= Rejepbaý Arazow =

Turkmenistan politician (born 1947)

Rejepbaý Arazowiç Arazow (born 1947) is a Turkmen politician who served as the first civilian minister of defence of Turkmenistan from 2002 to 2003. He is also a former parliamentary legislator.

==Biography==
He was born in 1947 in a small village in the Balkan Region. He began his career in 1963 as a laboratory assistant at the cattle workshop of the oil and gas production department of Kumdagnef. Then he worked as an assistant driller of the Kuydzhuk exploration drilling department, first deputy chairman of the "Turkmenneft" State Enterprise.
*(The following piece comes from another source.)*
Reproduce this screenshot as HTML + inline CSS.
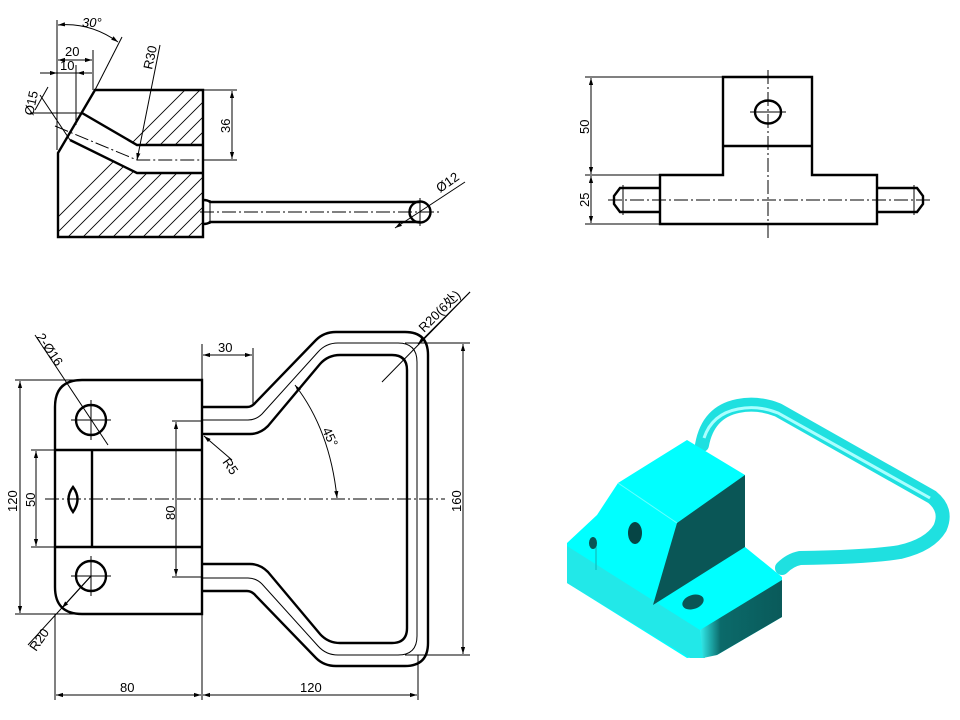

In 1971 he graduated from the Turkmen Polytechnic Institute, majoring in geology and exploration of oil and gas fields. From 1998 to 2000, he was Minister of the Oil and Gas Industry and Mineral Resources of Turkmenistan. After leaving this position, he became the Hakim of the Balkan Region and later served as the chairman of the Assembly of Turkmenistan until early 2002. On 14 March 2002, he was appointed to the post of Minister of Defense of Turkmenistan. He concurrently served as a deputy chairman of the Cabinet of Ministers. Over a year later, he was dismissed on 29 September 2003 for health reasons. Upon announcing the dismissal of Arazow, President Saparmyrat Nyýazow recommended that he be elected chairman of the National Trade Union Center of Turkmenistan. The election did not take place.